The Government has also confirmed that the national unregistered system will be adapted to replace aspects of the Community unregistered design right (such as protection for surface design) that will be lost as a consequence of Brexit; this supplementary unregistered design right will be provided with no action required on the part of holders of existing unregistered Community design rights for designs disclosed in the EU prior to Brexit. In addition, new designs disclosed in the UK after Brexit will not only be able to benefit from the existing UK unregistered design regime but also the new supplementary unregistered design right.
Although the finer points remain unclear, the technical notice has confirmed that, even in the event of a no-deal Brexit, businesses and citizens in the UK will still have many options open to them for protection of trademarks and designs in the UK and the EU.

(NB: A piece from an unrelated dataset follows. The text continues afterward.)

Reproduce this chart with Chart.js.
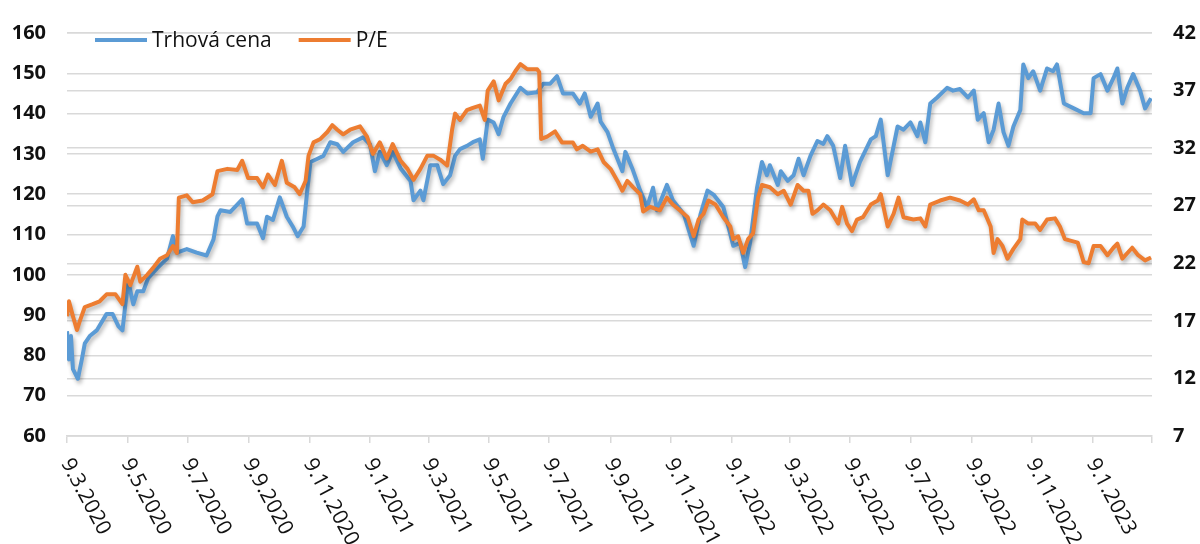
<!DOCTYPE html>
<html>
<head>
<meta charset="utf-8">
<title>Trhová cena a P/E</title>
<script src="https://cdn.jsdelivr.net/npm/chart.js@4.4.1/dist/chart.umd.min.js"></script>
<style>
  html, body { margin: 0; padding: 0; background: #ffffff; }
</style>
</head>
<body>
<canvas id="lineChart" width="1200" height="544"></canvas>
<script>
// DATA - days counted from 9.3.2020
const xTickLabels = ["9.3.2020", "9.5.2020", "9.7.2020", "9.9.2020", "9.11.2020", "9.1.2021",
    "9.3.2021", "9.5.2021", "9.7.2021", "9.9.2021", "9.11.2021", "9.1.2022", "9.3.2022",
    "9.5.2022", "9.7.2022", "9.9.2022", "9.11.2022", "9.1.2023"];

const priceDays = [0,2,4,6,11,15,18,23,30,40, 46,52,56,59,62,67,71,77,82,91,
    101,107,111,121,131,141,148,152,155,165, 177,182,192,198,202,208,215,222,228,233,
    239,243,246,253,259,266,273,279,289,299, 306,311,316,323,329,337,347,350,357,360,
    367,374,380,387,392,397,404,410,417,420, 425,431,436,441,448,458,465,475,481,488,
    495,501,511,518,523,529,536,539,546,552, 561,564,571,579,586,592,596,606,612,623,
    633,640,647,653,663,673,680,685,690,697, 702,707,710,718,721,728,734,739,744,751,
    758,764,768,774,781,786,793,801,812,817, 822,829,839,845,852,859,862,867,872,879,
    889,895,902,910,916,920,926,931,936,941, 946,951,956,963,966,971,976,983,990,996,
    1000,1007,1017,1027,1034,1037,1044,1051,1057,1061, 1066,1071,1077,1084,1089,1095];

const priceValues = [86,79,84.8,76.6,74.2,79,83,84.8,86.2,90.3, 90.3,87.2,86.2,92.7,98.2,92.7,95.9,95.9,99.2,101.6,
    104,109.6,105.5,106.4,105.5,104.8,108.8,114.5,116,115.6, 118.7,112.7,112.7,109.1,114.4,113.6,119.2,114.4,112,109.6,
    112,121.6,128,128.8,129.5,132.9,132.4,130.5,132.9,134.1, 132.4,125.7,130.5,127.2,130.5,126.4,123.3,118.5,120.9,118.5,
    127.2,127.2,122.5,124.7,129.5,131.2,132,132.9,133.6,128.8, 138.5,137.8,134.9,139.2,142.5,146.4,145,145.3,147.4,147.4,
    149.3,145,145,142.5,145,139.2,142.5,138,135.4,131.2, 125.7,130.5,126.4,120.9,116.8,121.6,116,122.3,118.5,115.1,
    107.2,115.1,120.9,119.9,116.8,107.2,107.9,101.9,107.9,121.6, 128,124.7,127.2,122.3,125.7,123.3,124.7,128.8,124.7,129.5,
    133.2,132.5,134.4,132,124,132,122.3,128,133.6,134.4, 138.5,124.7,136.8,136,137.8,134.4,137.8,132.9,142.5,144,
    146.4,145.7,146.1,144,145.7,138.5,140.1,132.9,136,142.5, 135.4,132,136.8,140.9,152.2,148.8,150.5,145.7,151.2,150.5,
    152.2,142.5,141.3,140.1,140.1,148.8,149.8,145.7,148.8,151.2, 142.5,146.4,149.8,145.7,141.3,143.8];

const peDays = [0,2,6,10,13,18,26,33,40,49, 56,59,64,71,74,81,87,94,101,107,
    111,113,121,127,137,147,152,162,172,177, 183,192,198,203,210,217,222,230,235,241,
    244,249,256,263,268,273,279,286,296,303, 309,316,323,329,337,344,350,357,364,370,
    377,384,389,392,397,404,410,417,422,425, 431,436,443,448,453,458,465,475,477,479,
    485,493,500,511,515,521,529,536,542,549, 556,561,566,572,579,582,589,599,606,612,
    619,627,633,638,643,648,655,663,670,673, 678,683,688,693,698,702,710,718,724,731,
    738,744,749,753,758,764,771,779,783,788, 793,798,804,812,819,822,829,835,840,845,
    855,862,867,872,882,892,902,910,916,921, 926,933,936,940,945,950,956,963,965,971,
    978,983,990,998,1003,1008,1021,1027,1032,1037, 1044,1051,1057,1061,1066,1076,1082,1089,1095];

const peValues = [17.4,18.7,17.4,16.2,17.0,18.2,18.45,18.7,19.3,19.3, 18.45,21.0,20.1,21.7,20.4,21.0,21.6,22.4,22.7,23.5,
    22.9,27.7,27.9,27.3,27.45,28.0,30.0,30.2,30.1,30.9, 29.4,29.4,28.6,29.7,28.8,30.9,29.0,28.6,28.0,29.15,
    31.35,32.5,32.8,33.4,34.0,33.6,33.2,33.6,33.9,33.0, 31.5,32.5,31.1,32.35,30.9,30.2,29.25,30.2,31.35,31.35,
    31.0,30.5,33.6,35.0,34.45,35.3,35.5,35.7,34.45,37.0, 37.8,36.15,37.6,38.0,38.7,39.3,38.85,38.85,38.6,32.8,
    33.0,33.45,32.5,32.5,31.9,32.2,31.7,31.9,30.8,30.2, 29.15,28.3,29.15,28.6,28.0,26.5,26.9,26.6,27.7,27.1,
    26.6,26.0,24.35,25.8,26.3,27.45,27.1,26.0,25.2,24.1, 24.35,22.9,24.1,24.6,27.7,28.8,28.6,28.0,28.3,27.1,
    28.8,28.3,28.3,26.3,26.6,27.1,26.6,25.45,26.9,25.45, 24.8,25.8,26.0,27.1,27.45,28.0,25.2,26.3,27.7,26.0,
    25.8,25.9,25.2,27.1,27.45,27.7,27.45,27.1,27.55,26.6, 26.6,25.2,22.9,24.1,23.5,22.4,23.25,24.1,25.8,25.45,
    25.45,24.9,25.8,25.9,25.2,24.1,23.8,22.1,22.0,23.5, 23.5,22.7,23.35,23.7,22.4,23.35,22.7,22.25,22.5];

const START = Date.UTC(2020, 2, 9);
const dayOf = (label) => {
    const [d, m, y] = label.split(".").map(Number);
    return (Date.UTC(y, m - 1, d) - START) / 86400000;
};
const tickDays = xTickLabels.map(dayOf);
const X_MAX = 1096;

const GRID = "#d9d9d9";
const TEXT = "#111111";
const FONT = "'Open Sans'";

// ombre des lignes (comme Excel)
const lineShadow = {
    id: "lineShadow",
    beforeDatasetDraw(chart) {
        const ctx = chart.ctx;
        ctx.save();
        ctx.shadowColor = "rgba(0,0,0,0.3)";
        ctx.shadowBlur = 4;
        ctx.shadowOffsetX = 1.5;
        ctx.shadowOffsetY = 3;
    },
    afterDatasetDraw(chart) {
        chart.ctx.restore();
    }
};

// legende dans la zone du graphique
const legendInside = {
    id: "legendInside",
    afterDatasetsDraw(chart) {
        const { ctx, chartArea } = chart;
        ctx.save();
        ctx.font = "21px " + FONT;
        ctx.textBaseline = "middle";
        let x = chartArea.left + 28;
        const y = 40;
        chart.data.datasets.forEach(ds => {
            ctx.strokeStyle = ds.borderColor;
            ctx.lineWidth = 4;
            ctx.beginPath();
            ctx.moveTo(x, y);
            ctx.lineTo(x + 52, y);
            ctx.stroke();
            ctx.fillStyle = TEXT;
            ctx.fillText(ds.label, x + 57, y + 1);
            x += 57 + ctx.measureText(ds.label).width + 27;
        });
        ctx.restore();
    }
};

// dates en biais sous l'axe
const slantedDates = {
    id: "slantedDates",
    afterDraw(chart) {
        const { ctx, chartArea } = chart;
        const xs = chart.scales.x;
        ctx.save();
        ctx.font = "21px " + FONT;
        ctx.fillStyle = TEXT;
        ctx.textAlign = "left";
        ctx.textBaseline = "middle";
        xTickLabels.forEach((label, i) => {
            ctx.save();
            ctx.translate(xs.getPixelForValue(tickDays[i]) - 1, chartArea.bottom + 24);
            ctx.rotate(62 * Math.PI / 180);
            ctx.fillText(label, 0, 0);
            ctx.restore();
        });
        ctx.restore();
    }
};

const toPoints = (days, values) => days.map((d, i) => ({ x: d, y: values[i] }));

new Chart(document.querySelector("#lineChart").getContext("2d"), {
    type: "line",
    data: {
        datasets: [
            {
                label: "Trhová cena",
                data: toPoints(priceDays, priceValues),
                yAxisID: "y",
                borderColor: "#5B9BD5",
                borderWidth: 4,
                pointRadius: 0,
                tension: 0,
                borderJoinStyle: "round",
                order: 1
            },
            {
                label: "P/E",
                data: toPoints(peDays, peValues),
                yAxisID: "y1",
                borderColor: "#ED7D31",
                borderWidth: 4,
                pointRadius: 0,
                tension: 0,
                borderJoinStyle: "round",
                order: 0
            }
        ]
    },
    options: {
        responsive: false,
        animation: false,
        layout: { padding: { top: 20, left: 0, right: 0, bottom: 0 } },
        plugins: {
            legend: { display: false },
            tooltip: { enabled: false }
        },
        scales: {
            x: {
                type: "linear",
                min: 0,
                max: X_MAX,
                afterBuildTicks: (scale) => {
                    scale.ticks = tickDays.concat([X_MAX]).map(v => ({ value: v }));
                },
                afterFit: (scale) => { scale.height = 108; },
                ticks: { display: false },
                grid: { drawOnChartArea: false, drawTicks: true, tickLength: 7, color: GRID, lineWidth: 1.5 },
                border: { color: GRID, width: 1.5 }
            },
            y: {
                position: "left",
                min: 60,
                max: 160,
                afterFit: (scale) => { scale.width = 67; },
                ticks: {
                    stepSize: 10,
                    padding: 21,
                    color: TEXT,
                    font: { family: "Open Sans", size: 20, weight: "bold" }
                },
                grid: { color: GRID, lineWidth: 1.5, drawTicks: false },
                border: { display: false }
            },
            y1: {
                position: "right",
                min: 7,
                max: 42,
                afterFit: (scale) => { scale.width = 48; },
                ticks: {
                    stepSize: 5,
                    padding: 21,
                    color: TEXT,
                    font: { family: "Open Sans", size: 20, weight: "bold" }
                },
                grid: { color: GRID, lineWidth: 1.5, drawTicks: false },
                border: { display: false }
            }
        }
    },
    plugins: [lineShadow, legendInside, slantedDates]
});
</script>
</body>
</html>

Representation at the EUIPO
As the reader will no doubt be aware, the question of whether the UK should rejoin the EEA (with all the requirements and commitments that this would entail), is currently the subject of much debate within the UK. Under the current rules of the EUIPO, professionals who are qualified in member states of the EEA are entitled to represent others before the EUIPO. If, therefore, the UK leaves the EU and does not rejoin the EEA, UK Chartered Trade Mark Attorneys will not be able to act before the EUIPO. As far as Maucher Jenkins is concerned, we are a pan-European firm with offices in Munich and Freiburg, as well as London and Farnham. Therefore, even in the event where the UK did not remain in the EEA, due to our strong presence in Germany, we would still be entitled to represent clients in EUTM and RCD matters and would be well-placed generally to continue delivering our services as usual, namely advising clients around the world regarding IP rights within and outside the EU.